KINGMAN - Despite a stern warning that doing so would "open the floodgates," a divided City Council at Tuesday's meeting changed the employee classification of three Kingman Police lieutenants to allow them to earn overtime pay.
Four of seven members of the Council voted to give the lieutenants far more than Chief Bob DeVries requested of them when they voted to change the classification from exempt to nonexempt. DeVries only wanted the lieutenants to earn overtime pay when their jobs required them to participate in operations, such as serving a high-risk search warrant, which is often done in the predawn hours, and not when they perform administrative duties, which is the bulk of their workload.
Rather than asking for his lieutenants to be nonexempt, DeVries recommended a "blended" classification, in which they would only be overtime eligible when working operations. Councilman Stuart Yocum asked what the bottom line would be for the city and DeVries said he could not answer that question because there is no history available to determine how much of a lieutenant's day is involved in operations.

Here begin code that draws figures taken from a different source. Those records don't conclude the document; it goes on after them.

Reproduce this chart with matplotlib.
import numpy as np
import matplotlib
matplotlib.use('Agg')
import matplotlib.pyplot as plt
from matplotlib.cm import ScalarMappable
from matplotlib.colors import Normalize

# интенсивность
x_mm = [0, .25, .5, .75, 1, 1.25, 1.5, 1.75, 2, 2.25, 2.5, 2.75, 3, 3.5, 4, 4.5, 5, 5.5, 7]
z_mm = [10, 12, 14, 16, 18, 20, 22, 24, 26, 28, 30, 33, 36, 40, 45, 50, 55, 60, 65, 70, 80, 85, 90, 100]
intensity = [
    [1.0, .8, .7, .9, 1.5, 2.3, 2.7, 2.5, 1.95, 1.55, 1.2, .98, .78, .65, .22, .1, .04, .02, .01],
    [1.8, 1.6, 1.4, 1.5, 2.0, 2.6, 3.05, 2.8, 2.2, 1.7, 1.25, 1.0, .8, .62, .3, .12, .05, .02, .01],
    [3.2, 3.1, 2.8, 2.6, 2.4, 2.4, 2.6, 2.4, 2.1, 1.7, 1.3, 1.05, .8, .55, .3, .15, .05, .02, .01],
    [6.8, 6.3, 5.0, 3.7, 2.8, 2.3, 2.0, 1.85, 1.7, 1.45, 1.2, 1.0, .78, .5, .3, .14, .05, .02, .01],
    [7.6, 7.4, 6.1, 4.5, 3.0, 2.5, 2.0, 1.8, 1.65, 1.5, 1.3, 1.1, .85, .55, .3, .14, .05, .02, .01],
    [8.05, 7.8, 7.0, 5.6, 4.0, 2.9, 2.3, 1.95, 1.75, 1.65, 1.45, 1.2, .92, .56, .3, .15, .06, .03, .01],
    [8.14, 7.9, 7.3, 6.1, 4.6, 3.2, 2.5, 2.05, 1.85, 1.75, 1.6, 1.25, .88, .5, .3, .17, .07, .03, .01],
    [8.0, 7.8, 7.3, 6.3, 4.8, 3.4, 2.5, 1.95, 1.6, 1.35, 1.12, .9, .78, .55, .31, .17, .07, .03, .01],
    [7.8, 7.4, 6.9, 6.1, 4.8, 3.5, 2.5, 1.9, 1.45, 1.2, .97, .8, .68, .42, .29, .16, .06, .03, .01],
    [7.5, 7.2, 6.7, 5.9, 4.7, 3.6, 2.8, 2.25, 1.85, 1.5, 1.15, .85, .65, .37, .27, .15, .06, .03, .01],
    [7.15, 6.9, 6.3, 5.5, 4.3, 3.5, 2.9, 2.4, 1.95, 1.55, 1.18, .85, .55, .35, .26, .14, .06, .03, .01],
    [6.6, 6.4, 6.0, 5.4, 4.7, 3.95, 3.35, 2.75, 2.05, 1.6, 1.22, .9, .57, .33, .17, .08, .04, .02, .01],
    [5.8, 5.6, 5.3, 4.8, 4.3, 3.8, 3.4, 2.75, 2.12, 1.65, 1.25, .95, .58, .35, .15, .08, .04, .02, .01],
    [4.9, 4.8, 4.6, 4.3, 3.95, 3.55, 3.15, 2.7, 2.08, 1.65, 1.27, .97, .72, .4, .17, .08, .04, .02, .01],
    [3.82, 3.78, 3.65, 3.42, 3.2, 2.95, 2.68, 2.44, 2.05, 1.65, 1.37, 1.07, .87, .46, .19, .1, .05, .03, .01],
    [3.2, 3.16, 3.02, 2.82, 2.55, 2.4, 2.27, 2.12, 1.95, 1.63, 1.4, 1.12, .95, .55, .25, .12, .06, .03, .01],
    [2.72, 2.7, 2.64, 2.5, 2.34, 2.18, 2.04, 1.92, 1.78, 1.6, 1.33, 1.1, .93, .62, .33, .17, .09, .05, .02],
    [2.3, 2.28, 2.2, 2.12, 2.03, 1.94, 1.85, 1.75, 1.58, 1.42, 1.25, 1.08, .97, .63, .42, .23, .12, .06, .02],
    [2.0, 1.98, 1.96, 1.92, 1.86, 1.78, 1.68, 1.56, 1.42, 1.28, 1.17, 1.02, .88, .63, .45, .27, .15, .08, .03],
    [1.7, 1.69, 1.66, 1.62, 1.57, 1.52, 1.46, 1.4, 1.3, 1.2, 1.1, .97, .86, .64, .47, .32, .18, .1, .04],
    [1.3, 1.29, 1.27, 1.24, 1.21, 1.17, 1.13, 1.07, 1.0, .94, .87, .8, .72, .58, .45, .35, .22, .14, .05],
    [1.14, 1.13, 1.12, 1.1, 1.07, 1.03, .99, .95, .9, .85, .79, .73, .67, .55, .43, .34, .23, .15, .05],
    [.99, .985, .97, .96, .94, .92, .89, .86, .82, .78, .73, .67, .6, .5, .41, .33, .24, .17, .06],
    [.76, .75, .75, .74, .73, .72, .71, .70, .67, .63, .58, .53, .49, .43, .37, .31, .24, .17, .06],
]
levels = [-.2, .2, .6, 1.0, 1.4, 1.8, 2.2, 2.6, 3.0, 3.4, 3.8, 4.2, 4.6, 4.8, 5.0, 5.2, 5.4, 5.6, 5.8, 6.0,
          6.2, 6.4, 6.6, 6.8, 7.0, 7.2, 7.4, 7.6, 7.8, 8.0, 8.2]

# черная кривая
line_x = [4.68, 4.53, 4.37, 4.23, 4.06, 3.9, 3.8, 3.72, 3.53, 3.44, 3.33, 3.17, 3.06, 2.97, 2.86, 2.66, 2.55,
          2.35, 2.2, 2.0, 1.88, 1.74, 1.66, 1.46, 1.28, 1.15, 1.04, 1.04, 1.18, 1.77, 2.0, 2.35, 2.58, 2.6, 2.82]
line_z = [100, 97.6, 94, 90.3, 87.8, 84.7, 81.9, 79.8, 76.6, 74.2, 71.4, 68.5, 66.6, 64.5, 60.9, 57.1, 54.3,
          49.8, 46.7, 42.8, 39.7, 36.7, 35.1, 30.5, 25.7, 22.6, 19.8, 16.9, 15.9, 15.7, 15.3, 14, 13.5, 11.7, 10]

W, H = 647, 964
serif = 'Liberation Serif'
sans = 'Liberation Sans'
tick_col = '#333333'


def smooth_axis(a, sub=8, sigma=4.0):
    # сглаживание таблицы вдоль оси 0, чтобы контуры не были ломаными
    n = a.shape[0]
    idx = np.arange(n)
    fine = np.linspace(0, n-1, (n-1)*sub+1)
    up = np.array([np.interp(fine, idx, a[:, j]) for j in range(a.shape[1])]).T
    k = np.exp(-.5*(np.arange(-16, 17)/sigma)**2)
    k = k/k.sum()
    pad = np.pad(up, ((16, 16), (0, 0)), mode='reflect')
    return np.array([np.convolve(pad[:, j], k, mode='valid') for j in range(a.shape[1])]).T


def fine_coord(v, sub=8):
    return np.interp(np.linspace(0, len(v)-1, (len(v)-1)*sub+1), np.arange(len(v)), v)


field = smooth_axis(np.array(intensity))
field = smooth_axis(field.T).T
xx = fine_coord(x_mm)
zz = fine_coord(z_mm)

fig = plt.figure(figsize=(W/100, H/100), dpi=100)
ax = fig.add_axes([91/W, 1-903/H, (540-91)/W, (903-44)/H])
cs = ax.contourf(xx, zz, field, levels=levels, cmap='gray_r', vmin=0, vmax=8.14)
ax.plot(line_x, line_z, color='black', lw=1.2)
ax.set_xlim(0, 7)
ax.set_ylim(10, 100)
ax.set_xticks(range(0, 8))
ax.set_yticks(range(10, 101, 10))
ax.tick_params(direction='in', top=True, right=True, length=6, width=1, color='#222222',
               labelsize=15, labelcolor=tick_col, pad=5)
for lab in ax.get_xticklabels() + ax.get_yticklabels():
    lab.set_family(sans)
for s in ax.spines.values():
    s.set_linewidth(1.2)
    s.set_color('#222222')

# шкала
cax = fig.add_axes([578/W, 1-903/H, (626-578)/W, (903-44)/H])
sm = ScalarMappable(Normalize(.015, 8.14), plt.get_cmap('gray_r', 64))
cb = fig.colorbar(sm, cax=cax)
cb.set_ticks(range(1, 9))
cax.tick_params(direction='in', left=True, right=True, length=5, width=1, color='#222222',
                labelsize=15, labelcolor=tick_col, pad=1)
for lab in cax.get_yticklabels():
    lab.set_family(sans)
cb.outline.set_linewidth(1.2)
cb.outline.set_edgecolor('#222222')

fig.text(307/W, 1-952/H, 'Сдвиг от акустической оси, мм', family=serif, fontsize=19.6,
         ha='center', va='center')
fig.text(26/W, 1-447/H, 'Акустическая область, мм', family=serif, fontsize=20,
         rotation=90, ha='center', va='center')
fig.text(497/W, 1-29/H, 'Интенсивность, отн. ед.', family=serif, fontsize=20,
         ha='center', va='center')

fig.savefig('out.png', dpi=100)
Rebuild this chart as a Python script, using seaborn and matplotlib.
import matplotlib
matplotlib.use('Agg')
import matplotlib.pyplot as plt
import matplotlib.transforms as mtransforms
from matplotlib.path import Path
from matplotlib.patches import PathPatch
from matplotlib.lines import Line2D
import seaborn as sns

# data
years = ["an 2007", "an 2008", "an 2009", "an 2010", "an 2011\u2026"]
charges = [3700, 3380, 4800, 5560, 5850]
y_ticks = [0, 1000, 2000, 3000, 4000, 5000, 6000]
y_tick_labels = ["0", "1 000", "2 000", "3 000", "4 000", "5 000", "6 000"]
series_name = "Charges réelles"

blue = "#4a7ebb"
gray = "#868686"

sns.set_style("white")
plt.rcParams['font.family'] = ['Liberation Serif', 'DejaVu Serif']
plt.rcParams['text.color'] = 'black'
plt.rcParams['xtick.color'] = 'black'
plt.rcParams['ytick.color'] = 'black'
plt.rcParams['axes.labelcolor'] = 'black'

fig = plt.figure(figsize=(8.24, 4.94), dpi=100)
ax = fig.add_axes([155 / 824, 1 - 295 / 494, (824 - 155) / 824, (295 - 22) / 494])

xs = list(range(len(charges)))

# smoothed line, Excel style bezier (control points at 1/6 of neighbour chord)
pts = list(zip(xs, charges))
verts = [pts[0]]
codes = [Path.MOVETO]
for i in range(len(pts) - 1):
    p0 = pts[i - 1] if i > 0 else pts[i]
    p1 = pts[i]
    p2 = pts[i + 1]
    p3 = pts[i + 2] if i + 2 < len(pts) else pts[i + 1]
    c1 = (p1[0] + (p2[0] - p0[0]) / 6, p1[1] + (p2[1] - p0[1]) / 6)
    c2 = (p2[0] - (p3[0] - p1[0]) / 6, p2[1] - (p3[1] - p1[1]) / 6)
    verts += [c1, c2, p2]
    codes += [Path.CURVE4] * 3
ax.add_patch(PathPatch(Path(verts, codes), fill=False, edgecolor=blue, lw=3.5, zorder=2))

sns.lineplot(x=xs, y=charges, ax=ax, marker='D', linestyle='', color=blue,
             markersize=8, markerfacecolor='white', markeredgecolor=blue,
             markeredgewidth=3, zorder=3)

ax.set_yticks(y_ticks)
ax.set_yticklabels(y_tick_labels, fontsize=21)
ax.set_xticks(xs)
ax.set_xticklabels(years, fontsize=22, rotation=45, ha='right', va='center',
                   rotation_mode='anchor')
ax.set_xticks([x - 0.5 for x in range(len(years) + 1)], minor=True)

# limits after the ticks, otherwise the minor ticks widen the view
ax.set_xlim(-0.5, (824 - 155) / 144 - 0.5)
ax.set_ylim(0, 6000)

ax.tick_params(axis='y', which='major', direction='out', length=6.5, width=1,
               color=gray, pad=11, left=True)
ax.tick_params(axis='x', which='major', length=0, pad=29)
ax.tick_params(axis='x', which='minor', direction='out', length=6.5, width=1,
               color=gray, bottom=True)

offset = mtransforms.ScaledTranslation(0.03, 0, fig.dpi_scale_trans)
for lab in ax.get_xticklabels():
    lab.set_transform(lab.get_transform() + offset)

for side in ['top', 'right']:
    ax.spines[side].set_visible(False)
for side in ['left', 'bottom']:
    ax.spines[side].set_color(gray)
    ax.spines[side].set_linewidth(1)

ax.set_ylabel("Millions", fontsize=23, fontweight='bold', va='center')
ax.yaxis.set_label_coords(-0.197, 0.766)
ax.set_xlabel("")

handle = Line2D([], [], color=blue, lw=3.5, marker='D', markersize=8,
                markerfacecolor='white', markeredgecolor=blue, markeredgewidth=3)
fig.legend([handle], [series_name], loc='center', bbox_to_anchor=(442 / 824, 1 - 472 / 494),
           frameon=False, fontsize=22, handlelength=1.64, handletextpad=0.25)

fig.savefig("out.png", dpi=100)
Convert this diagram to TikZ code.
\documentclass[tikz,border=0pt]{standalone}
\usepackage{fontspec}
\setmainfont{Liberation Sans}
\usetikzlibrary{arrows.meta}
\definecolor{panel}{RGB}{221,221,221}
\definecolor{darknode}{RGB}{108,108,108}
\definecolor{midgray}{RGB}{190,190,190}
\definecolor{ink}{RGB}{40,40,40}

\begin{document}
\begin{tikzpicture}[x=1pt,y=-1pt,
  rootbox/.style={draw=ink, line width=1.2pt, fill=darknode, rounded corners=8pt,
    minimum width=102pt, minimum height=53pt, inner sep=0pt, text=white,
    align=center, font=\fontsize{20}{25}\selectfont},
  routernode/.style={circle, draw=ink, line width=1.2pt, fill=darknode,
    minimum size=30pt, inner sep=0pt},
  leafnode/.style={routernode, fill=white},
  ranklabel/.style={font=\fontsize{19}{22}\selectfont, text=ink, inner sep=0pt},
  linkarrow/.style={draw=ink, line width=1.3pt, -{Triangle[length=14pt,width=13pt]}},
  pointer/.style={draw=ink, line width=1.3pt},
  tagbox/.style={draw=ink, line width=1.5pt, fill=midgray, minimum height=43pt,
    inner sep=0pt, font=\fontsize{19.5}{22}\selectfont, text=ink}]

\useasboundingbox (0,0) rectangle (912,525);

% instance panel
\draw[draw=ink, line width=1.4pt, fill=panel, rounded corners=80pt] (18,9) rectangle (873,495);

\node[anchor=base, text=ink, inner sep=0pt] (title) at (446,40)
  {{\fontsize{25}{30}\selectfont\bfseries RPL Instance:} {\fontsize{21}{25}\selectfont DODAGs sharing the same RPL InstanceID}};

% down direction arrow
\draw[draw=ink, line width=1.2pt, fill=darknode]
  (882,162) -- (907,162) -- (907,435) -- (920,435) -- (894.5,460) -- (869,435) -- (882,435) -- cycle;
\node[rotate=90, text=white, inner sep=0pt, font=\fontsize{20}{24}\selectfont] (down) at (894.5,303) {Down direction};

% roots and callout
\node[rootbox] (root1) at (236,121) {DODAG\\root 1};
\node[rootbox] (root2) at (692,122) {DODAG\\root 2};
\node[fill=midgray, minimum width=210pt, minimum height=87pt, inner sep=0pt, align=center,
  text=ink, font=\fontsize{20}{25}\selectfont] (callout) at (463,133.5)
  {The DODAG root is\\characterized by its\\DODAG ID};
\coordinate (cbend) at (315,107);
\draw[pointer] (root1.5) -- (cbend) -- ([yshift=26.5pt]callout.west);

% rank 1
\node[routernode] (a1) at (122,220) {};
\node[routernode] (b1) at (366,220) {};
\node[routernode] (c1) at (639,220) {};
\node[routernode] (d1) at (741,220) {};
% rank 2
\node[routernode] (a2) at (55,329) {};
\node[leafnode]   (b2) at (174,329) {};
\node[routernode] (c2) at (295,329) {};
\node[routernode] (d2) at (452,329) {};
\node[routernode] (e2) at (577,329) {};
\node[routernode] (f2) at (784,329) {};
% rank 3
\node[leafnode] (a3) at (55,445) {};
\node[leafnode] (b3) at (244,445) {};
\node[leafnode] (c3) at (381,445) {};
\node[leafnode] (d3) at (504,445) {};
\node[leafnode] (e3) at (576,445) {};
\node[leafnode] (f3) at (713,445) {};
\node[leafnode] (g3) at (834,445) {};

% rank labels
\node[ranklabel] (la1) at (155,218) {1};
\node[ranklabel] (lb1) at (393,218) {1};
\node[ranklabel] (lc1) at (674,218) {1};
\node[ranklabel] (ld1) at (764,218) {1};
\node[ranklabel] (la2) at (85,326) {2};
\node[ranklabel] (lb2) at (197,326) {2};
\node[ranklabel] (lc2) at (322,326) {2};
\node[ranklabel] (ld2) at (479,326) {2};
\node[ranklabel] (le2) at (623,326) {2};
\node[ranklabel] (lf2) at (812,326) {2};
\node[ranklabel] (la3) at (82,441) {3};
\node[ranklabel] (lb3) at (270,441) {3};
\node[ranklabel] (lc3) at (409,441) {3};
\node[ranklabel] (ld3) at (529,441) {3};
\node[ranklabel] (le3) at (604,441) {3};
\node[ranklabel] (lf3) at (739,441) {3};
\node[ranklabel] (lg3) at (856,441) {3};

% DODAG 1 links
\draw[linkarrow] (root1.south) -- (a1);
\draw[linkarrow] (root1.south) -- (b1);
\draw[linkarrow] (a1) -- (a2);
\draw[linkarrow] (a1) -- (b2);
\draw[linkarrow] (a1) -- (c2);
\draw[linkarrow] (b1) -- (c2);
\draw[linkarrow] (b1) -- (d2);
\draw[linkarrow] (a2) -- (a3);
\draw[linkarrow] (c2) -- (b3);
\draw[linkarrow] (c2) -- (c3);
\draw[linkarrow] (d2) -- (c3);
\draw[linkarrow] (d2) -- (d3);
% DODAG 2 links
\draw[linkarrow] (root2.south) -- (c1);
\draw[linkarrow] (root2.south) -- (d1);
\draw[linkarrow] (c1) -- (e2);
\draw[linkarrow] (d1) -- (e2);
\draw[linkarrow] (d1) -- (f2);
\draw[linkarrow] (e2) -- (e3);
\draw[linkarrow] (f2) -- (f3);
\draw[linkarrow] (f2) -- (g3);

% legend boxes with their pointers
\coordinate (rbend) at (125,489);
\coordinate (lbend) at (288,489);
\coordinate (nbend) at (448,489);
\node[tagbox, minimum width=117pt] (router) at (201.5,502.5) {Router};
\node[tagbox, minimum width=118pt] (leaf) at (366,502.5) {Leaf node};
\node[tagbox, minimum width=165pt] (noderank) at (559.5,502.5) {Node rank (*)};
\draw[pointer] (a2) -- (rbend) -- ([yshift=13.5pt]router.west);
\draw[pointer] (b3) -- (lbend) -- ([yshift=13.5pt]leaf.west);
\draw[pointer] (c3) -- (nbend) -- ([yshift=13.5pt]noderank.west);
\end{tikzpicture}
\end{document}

Deputy Chief Rusty Cooper told the Council lieutenants work in operations when search warrants are served, but also in critical incidents. They also make arrests, he said.
Council members initially seemed reluctant to take action since DeVries couldn't provide an estimate of what the financial cost would be to the city. The chief said lieutenants working overtime is "situational," and told Mayor Richard Anderson he would have no additional information if the Council, as Anderson suggested, postponed the discussion for two weeks.
Councilman Larry Carver noted the Council recently reclassified three of six Kingman Fire battalion chiefs to nonexempt for the overtime hours they work. "The same should be done with lieutenants," said Carver. "I'd prefer to see the Council change it from exempt to nonexempt." None of Carver's peers pointed out the three battalion chiefs are supervisors who work the same 48-hour shifts as firefighters, and who often respond to calls for service.
"This would open the floodgates," said City Manager John Dougherty. "It will be difficult to differentiate because all exempt employees know they are going to work overtime. I do believe you are opening the floodgates."
Police lieutenants and fire battalion chiefs are on the same pay scale. The entry level annual salary for both positions is $65,000, which is among the lowest in the state for police lieutenants, but more than $20,000 above the median annual salary of roughly $44,000 in Kingman.
In the background lays the Great Recession, which prompted the Council to lay off 10 percent of its 300-person workforce years ago and several vacancies remain in departments throughout the city, including the police department. This in turn has many employees wearing more than one hat, and that includes lieutenants.
Employees went seven years without a salary increase, which created a pay equity problem throughout the city, particularly in the police department, where new hires were earning nearly as much as veteran officers. This is known as compression, and the Council has yet to fully address the issue despite a three percent across the board raise given last year, with those employees affected by compression earning an additional two and a half percent.
Carver asked DeVries if the lieutenants wanted to be nonexempt or blended, and DeVries said they would "like to be nonexempt, but blended would be equitable." Doing so will require the lieutenants to pay more for insurance benefits and their retirement package could also be negatively impacted.
Carver recommended the Council make the reclassification and the vote was 4-3, with Mayor Anderson, Carver, Abram and Yocum voting for the measure and Vice Mayor Carole Young, Jen Miles and Ken Dean voting against the change.
The issue came to a boil late last year when the Council first discussed changing the classification of the three battalion chiefs. Police lieutenants argued the question should have been discussed by a public safety committee before it went to the Council and the Council postponed taking action. There were harsh words exchanged between lieutenants and battalion chiefs outside of Council chambers at City Hall following that meeting.
Also at that meeting, Dougherty told the Miner the lieutenants' complaint was a case of "the fire department got something and we didn't."
"I still stand behind that comment," Dougherty told the newspaper following Tuesday's meeting. His concern - and the concerns of Young, Miles and Dean - is that every other exempt employee in the city will ask for a reclassification in order to earn overtime pay - at a time the Council continues to struggle with shrinking revenue.